Henry also recalled that around 1953-54 Tod contributed to Government Re-armament Programme, making wheel hubs for Ministry of Defence motor lorries. He also remembered being involved in the manufacture of yarn softening machines for customers in India. As an apprentice, Henry was paid fortnightly, at a rate which was roughly half that paid to Rosyth Dockyard or National Coal Board apprentices. Perhaps not surprisingly he left Tod for the Coal Board at the end of his apprenticeship.
Michael Tod’s great-grandson, James Alexander Tod (Sandy) – son of John Michael Tod – carried on the family engineering tradition, but not with the family firm. Sandy studied engineering at Leeds University before going on to a life-time vocation in civil engineering. Sandy recounted, in 2011, how, as a youngster he would accompany his father on his Sunday walk around the Dunfermline, the highlight of which was when they called into Devon Works. It was a time when Sandy could take off on his own and explore around the machinery, the pattern shop and the drawing office. He found it a magical place, especially when his father turned on the machinery which produced a deafening clatter from the overhead shafts and belt drives. The works had been electrified shortly after the Second World War and it was electric motors that ran the pulleys and drove the shafts. Prior to that, the source of power had been a long stroke oil engine which by then lay silent in a corner, a fall-back in case the electricity failed. Sandy said that his father was pleased that his son found it all so interesting but he was never encouraged to go into the business – it had probably been decided in the family some time back that the business would be wound up eventually.
James Tod died in 1956 and brother John in 1959. They were succeeded for a short time in the business by Rennie Tod, son of John and great-grandson of the founder. Sadly, an article in the Dunfermline Press of 9th January, 1960, announced that the firm would close at the end of February, that year. Rennie Tod stated that of a work-force of eight engineers and apprentices, six had found alternative employment. A notice in the Edinburgh Gazette of 20th May, 1960, announced that on 17th May, 1960, at an Extraordinary General Meeting of the Company of Michael Tod & Son Ltd., held at 30 Queen Anne Street, Dunfermline, a special resolution was passed that the company would be voluntarily wound up on that date, the liquidator being David Kenion Wilson, Chartered Accountant, 30 Queen Anne Street. Sandy Fairbairn recalls attending the auction following the closure in 1960, at which time the Tod Three-wheeler was still on the premises but was broken up when it didn’t sell at the sale. Apparently the engine was donated to the Glasgow Transport Museum.

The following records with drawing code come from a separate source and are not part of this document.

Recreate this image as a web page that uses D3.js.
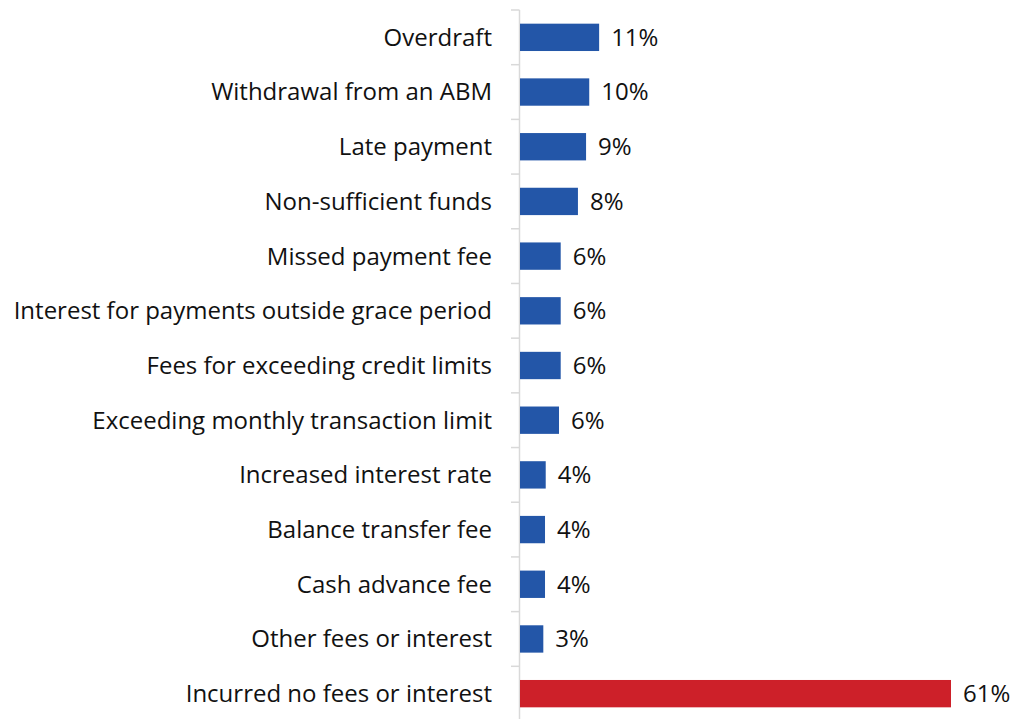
<!DOCTYPE html>
<html>
<head>
<meta charset="utf-8">
<script src="https://cdn.jsdelivr.net/npm/d3@7"></script>
<style>
  html, body { margin: 0; padding: 0; background: #fff; }
  svg { display: block; }
  text { font-family: "Open Sans", sans-serif; fill: #111; }
</style>
</head>
<body>
<svg id="chart" width="1012" height="719"></svg>
<script>
const categories = [
  "Overdraft",
  "Withdrawal from an ABM",
  "Late payment",
  "Non-sufficient funds",
  "Missed payment fee",
  "Interest for payments outside grace period",
  "Fees for exceeding credit limits",
  "Exceeding monthly transaction limit",
  "Increased interest rate",
  "Balance transfer fee",
  "Cash advance fee",
  "Other fees or interest",
  "Incurred no fees or interest"
];
const values = [11.2, 9.8, 9.35, 8.2, 5.76, 5.76, 5.76, 5.52, 3.64, 3.54, 3.54, 3.3, 61.0];
const valueLabels = ["11%", "10%", "9%", "8%", "6%", "6%", "6%", "6%", "4%", "4%", "4%", "3%", "61%"];
const barColors = ["#2356a8", "#2356a8", "#2356a8", "#2356a8", "#2356a8", "#2356a8", "#2356a8", "#2356a8", "#2356a8", "#2356a8", "#2356a8", "#2356a8", "#cd2029"];

const svg = d3.select("#chart");
const x0 = 520;
const x = d3.scaleLinear().domain([0, 61]).range([x0, 951]);
const y = d3.scaleBand().domain(categories).range([10, 721]).paddingInner(0.5).paddingOuter(0.25);

// axis line
svg.append("line")
  .attr("x1", x0 - 0.5).attr("x2", x0 - 0.5)
  .attr("y1", 10).attr("y2", 721)
  .attr("stroke", "#d9d9d9").attr("stroke-width", 1.5);

// tick marks at band boundaries
const boundaries = d3.range(categories.length + 1).map(i => 10 + i * (711 / categories.length));
svg.selectAll("line.tick").data(boundaries).enter().append("line")
  .attr("class", "tick")
  .attr("x1", x0 - 9).attr("x2", x0 - 0.5)
  .attr("y1", d => d).attr("y2", d => d)
  .attr("stroke", "#d9d9d9").attr("stroke-width", 1.5);

// bars
svg.selectAll("rect.bar").data(categories).enter().append("rect")
  .attr("class", "bar")
  .attr("x", x(0))
  .attr("y", d => y(d))
  .attr("width", (d, i) => x(values[i]) - x(0))
  .attr("height", y.bandwidth())
  .attr("fill", (d, i) => barColors[i]);

// category labels
svg.selectAll("text.cat").data(categories).enter().append("text")
  .attr("class", "cat")
  .attr("x", 492)
  .attr("y", d => y(d) + y.bandwidth() / 2)
  .attr("dy", "0.35em")
  .attr("text-anchor", "end")
  .attr("font-size", 24)
  .text(d => d);

// value labels
svg.selectAll("text.val").data(categories).enter().append("text")
  .attr("class", "val")
  .attr("x", (d, i) => x(values[i]) + 12)
  .attr("y", d => y(d) + y.bandwidth() / 2)
  .attr("dy", "0.35em")
  .attr("font-size", 24)
  .text((d, i) => valueLabels[i]);
</script>
</body>
</html>
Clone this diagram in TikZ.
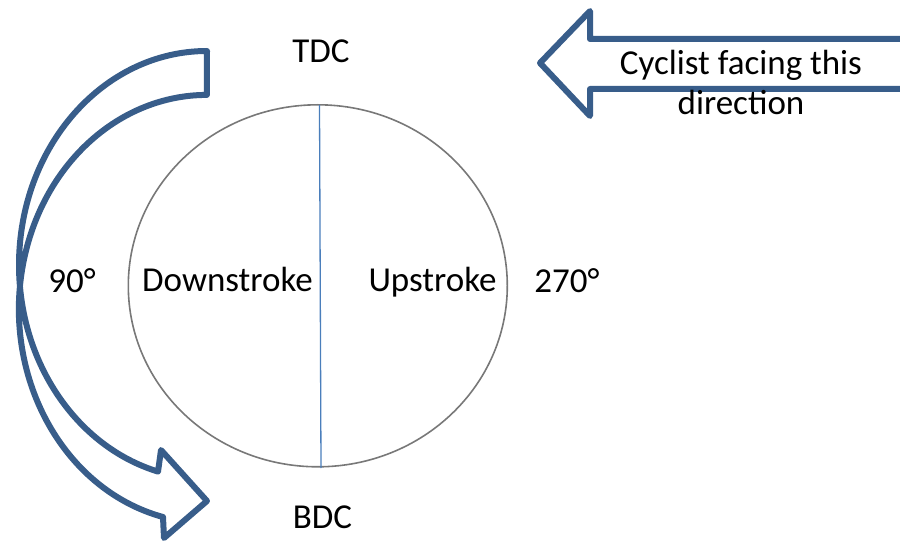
\documentclass[tikz,border=0pt]{standalone}
\usepackage{fontspec}
\setmainfont{Carlito}
\definecolor{arrowblue}{RGB}{56,93,138}
\definecolor{lineblue}{RGB}{74,126,187}
\definecolor{circgray}{RGB}{120,120,120}
\begin{document}
\begin{tikzpicture}[x=1pt,y=1pt,
  lbl/.style={font=\fontsize{35}{40}\selectfont, inner sep=0pt, anchor=base, text=black},
  bandarrow/.style={draw=arrowblue, line width=6pt, line join=round},
]
\useasboundingbox (0,0) rectangle (900,547);
\clip (0,0) rectangle (900,547);

% crank circle and dividing line
\draw[circgray, line width=1.6pt] (317.8,261.2) ellipse [x radius=189.5, y radius=181];
\coordinate (ctop) at (319.5,442);
\coordinate (cbot) at (321,79);
\draw[lineblue, line width=1.3pt] (ctop) -- (cbot);

% curved rotation arrow
\draw[bandarrow] (207,496) arc[start angle=90, end angle=254.9, x radius=188, y radius=214]
  -- (161,97) -- (207,46) -- (164,9) -- (163,30)
  arc[start angle=256.5, end angle=90, x radius=188, y radius=214] -- cycle;

% facing-direction arrow
\draw[bandarrow] (910,508) -- (590,508) -- (590,536) -- (540,484) -- (590,431) -- (590,458) -- (910,458);

% labels
\node[lbl] (tdc) at (321,484) {TDC};
\node[lbl] (bdc) at (322.5,19) {BDC};
\node[lbl] (d90) at (72,254) {90°};
\node[lbl] (d270) at (567,254) {270°};
\node[lbl] (down) at (227.5,255) {Downstroke};
\node[lbl] (up) at (432.5,255) {Upstroke};
\node[lbl] (cyc1) at (741,472) {Cyclist facing this};
\node[lbl] (cyc2) at (741,432) {direction};
\end{tikzpicture}
\end{document}
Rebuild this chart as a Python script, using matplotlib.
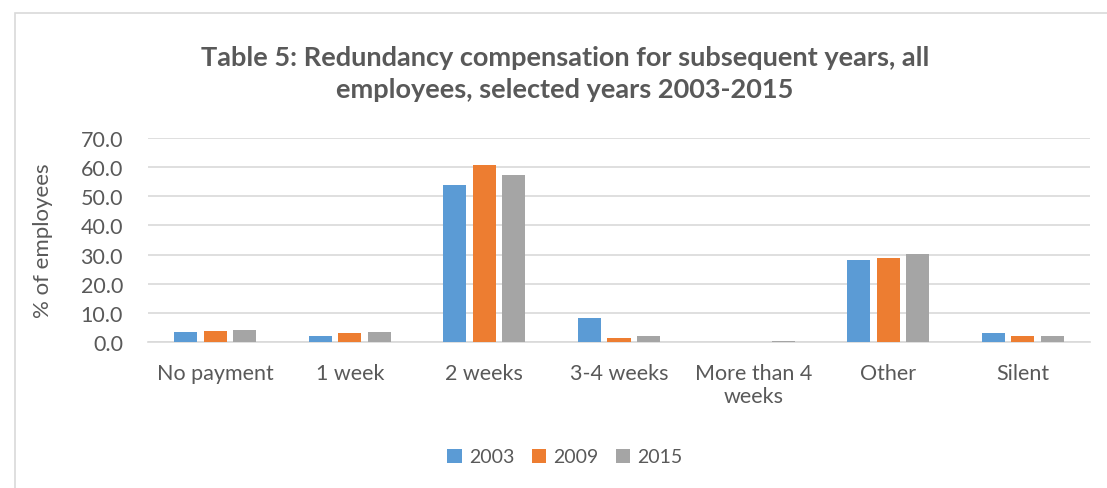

The Devon Works premises were sold to Messrs Farrell and Moir, Motor Engineers, who moved there from existing premises in Market Street. Farrell and Moir would subsequently move to much larger premises at the former Winterthur Silk Mill in Bruce Street. Following the demise of Tod’s engineering business Rennie Tod became the owner of The Fruit Bazaar, located for a number of years at the junction of Carnegie Street and Chapel Street, Dunfermline. He also owned another shop at Jigburn, in the Baldridgeburn area of the town.
Sandy Tod stated that he had often wondered whether, with a bit more entrepreneurial spirit, Tod’s might have been ‘reborn’. If it could have been kept going for another decade or so North Sea Oil might have brought in business for a small firm with a good name and a wide range of skills to offer.